The following is from the Magnum ME-RC manual.

Parallel connection – batteries connected in parallel (positive to positive,
negative to negative) increase the AHr capacity of the battery bank, but
the voltage remains the same.
Example: A 12-volt battery bank with three 12-volt batteries that are rated
at 125 AHrs each. Each of the positive terminals are connected together and
each of the negative terminals are connected together (i.e., connected in
parallel). The AHrs of each battery connected in parallel are added together
(125 AH + 125 AH + 125 AH = 375 AH), but the voltage of the battery bank
stays the same (12 VDC).

Series connection – batteries connected in series (pos. to neg.) increase
the voltage of the battery bank, but the AHr rate remains the same.
Example: A 12-volt battery bank with two 6-volt batteries that are rated
at 220 AHrs. The positive terminal of the fi rst battery is connected to the
negative terminal of the second battery (i.e., connected in series). Since the
two 6-volt batteries are connected in series, the voltage of the batteries are
added together to produce 12-volts (6 VDC + 6 VDC = 12 VDC), but the
amp-hour capacity of the battery bank does not change (220 AH).
In battery banks where you have batteries connected in series and in parallel,
the rules are the same. The batteries connected in series are referred to as a
‘series string’ and the amp-hour capacity doesn’t change. Each series string
is connected together in parallel to increase the amp-hour capacity.

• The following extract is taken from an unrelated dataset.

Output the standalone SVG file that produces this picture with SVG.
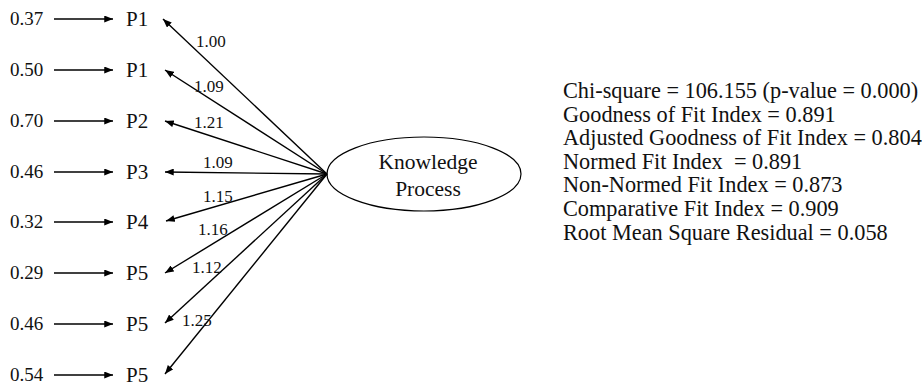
<svg xmlns="http://www.w3.org/2000/svg" width="922" height="387" viewBox="0 0 922 387">
  <defs>
    <marker id="arr" viewBox="0 0 10 8" refX="10" refY="4" markerWidth="9" markerHeight="7" markerUnits="userSpaceOnUse" orient="auto">
      <path d="M0,0 L10,4 L0,8 Z" fill="#000"/>
    </marker>
    <style>
      text { font-family: "Liberation Serif", "Times New Roman", serif; fill: #111; }
      .err { font-size: 19px; }
      .ind { font-size: 21px; }
      .ld { font-size: 17px; }
      .lat { font-size: 21.5px; }
      .fit { font-size: 22.3px; white-space: pre; }
      .edge { stroke: #000; stroke-width: 1.4; fill: none; marker-end: url(#arr); }
    </style>
  </defs>
  <rect width="922" height="387" fill="#fff"/>

  <!-- error terms feeding each indicator -->
  <g id="errors">
    <text class="err" x="10" y="25">0.37</text>
    <text class="err" x="10" y="76">0.50</text>
    <text class="err" x="10" y="127">0.70</text>
    <text class="err" x="10" y="178">0.46</text>
    <text class="err" x="10" y="228">0.32</text>
    <text class="err" x="10" y="279">0.29</text>
    <text class="err" x="10" y="330">0.46</text>
    <text class="err" x="10" y="381">0.54</text>
  </g>

  <!-- indicator nodes -->
  <g id="ind1"><text class="ind" x="126" y="26">P1</text></g>
  <g id="ind2"><text class="ind" x="126" y="77">P1</text></g>
  <g id="ind3"><text class="ind" x="126" y="128">P2</text></g>
  <g id="ind4"><text class="ind" x="126" y="179">P3</text></g>
  <g id="ind5"><text class="ind" x="126" y="229">P4</text></g>
  <g id="ind6"><text class="ind" x="126" y="280">P5</text></g>
  <g id="ind7"><text class="ind" x="126" y="331">P5</text></g>
  <g id="ind8"><text class="ind" x="126" y="382">P5</text></g>

  <!-- latent construct -->
  <g id="latent">
    <ellipse cx="424" cy="174" rx="97" ry="37" fill="#fff" stroke="#000" stroke-width="1.2"/>
    <text class="lat" x="428" y="169" text-anchor="middle">Knowledge</text>
    <text class="lat" x="428" y="196" text-anchor="middle">Process</text>
  </g>

  <!-- connectors -->
  <g id="connectors">
    <line class="edge" x1="54" y1="19" x2="113" y2="19"/>
    <line class="edge" x1="54" y1="70" x2="113" y2="70"/>
    <line class="edge" x1="54" y1="121" x2="113" y2="121"/>
    <line class="edge" x1="54" y1="172" x2="113" y2="172"/>
    <line class="edge" x1="54" y1="222" x2="113" y2="222"/>
    <line class="edge" x1="54" y1="273" x2="113" y2="273"/>
    <line class="edge" x1="54" y1="324" x2="113" y2="324"/>
    <line class="edge" x1="54" y1="375" x2="113" y2="375"/>

    <line class="edge" x1="327" y1="174" x2="163" y2="19"/>
    <line class="edge" x1="327" y1="174" x2="165" y2="70"/>
    <line class="edge" x1="327" y1="174" x2="165" y2="121"/>
    <line class="edge" x1="327" y1="174" x2="165" y2="172"/>
    <line class="edge" x1="327" y1="174" x2="166" y2="221"/>
    <line class="edge" x1="327" y1="174" x2="165" y2="273"/>
    <line class="edge" x1="327" y1="174" x2="165" y2="323"/>
    <line class="edge" x1="327" y1="174" x2="165" y2="374"/>
  </g>

  <!-- loading values -->
  <g id="loadings">
    <text class="ld" x="196" y="47">1.00</text>
    <text class="ld" x="194" y="92">1.09</text>
    <text class="ld" x="194" y="128">1.21</text>
    <text class="ld" x="203" y="168">1.09</text>
    <text class="ld" x="203" y="202">1.15</text>
    <text class="ld" x="198" y="235">1.16</text>
    <text class="ld" x="192" y="273">1.12</text>
    <text class="ld" x="182" y="326">1.25</text>
  </g>

  <!-- model fit statistics -->
  <g id="fit">
    <text class="fit" x="563" y="98">Chi-square = 106.155 (p-value = 0.000)</text>
    <text class="fit" x="563" y="122">Goodness of Fit Index = 0.891</text>
    <text class="fit" x="563" y="145">Adjusted Goodness of Fit Index = 0.804</text>
    <text class="fit" x="563" y="169">Normed Fit Index  = 0.891</text>
    <text class="fit" x="563" y="192">Non-Normed Fit Index = 0.873</text>
    <text class="fit" x="563" y="216">Comparative Fit Index = 0.909</text>
    <text class="fit" x="563" y="240">Root Mean Square Residual = 0.058</text>
  </g>
</svg>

Add the
amp-hour capacity of each series string connected in parallel to determine
the total amp-hour capacity of the battery bank.
Title: Re: Batteries
Post by: Gerald Farris on March 28, 2017, 03:01:57 PM
Jerry,
The amp hr. rating for your house battery bank is 416.

Gerald
Title: Re: Batteries
Post by: Jerry Emert on March 29, 2017, 03:32:06 AM
Thanks Jim and Gerald.  I should have noticed that before I asked.  Those manuals are hard to stay interested in for me.  I appreciate the help.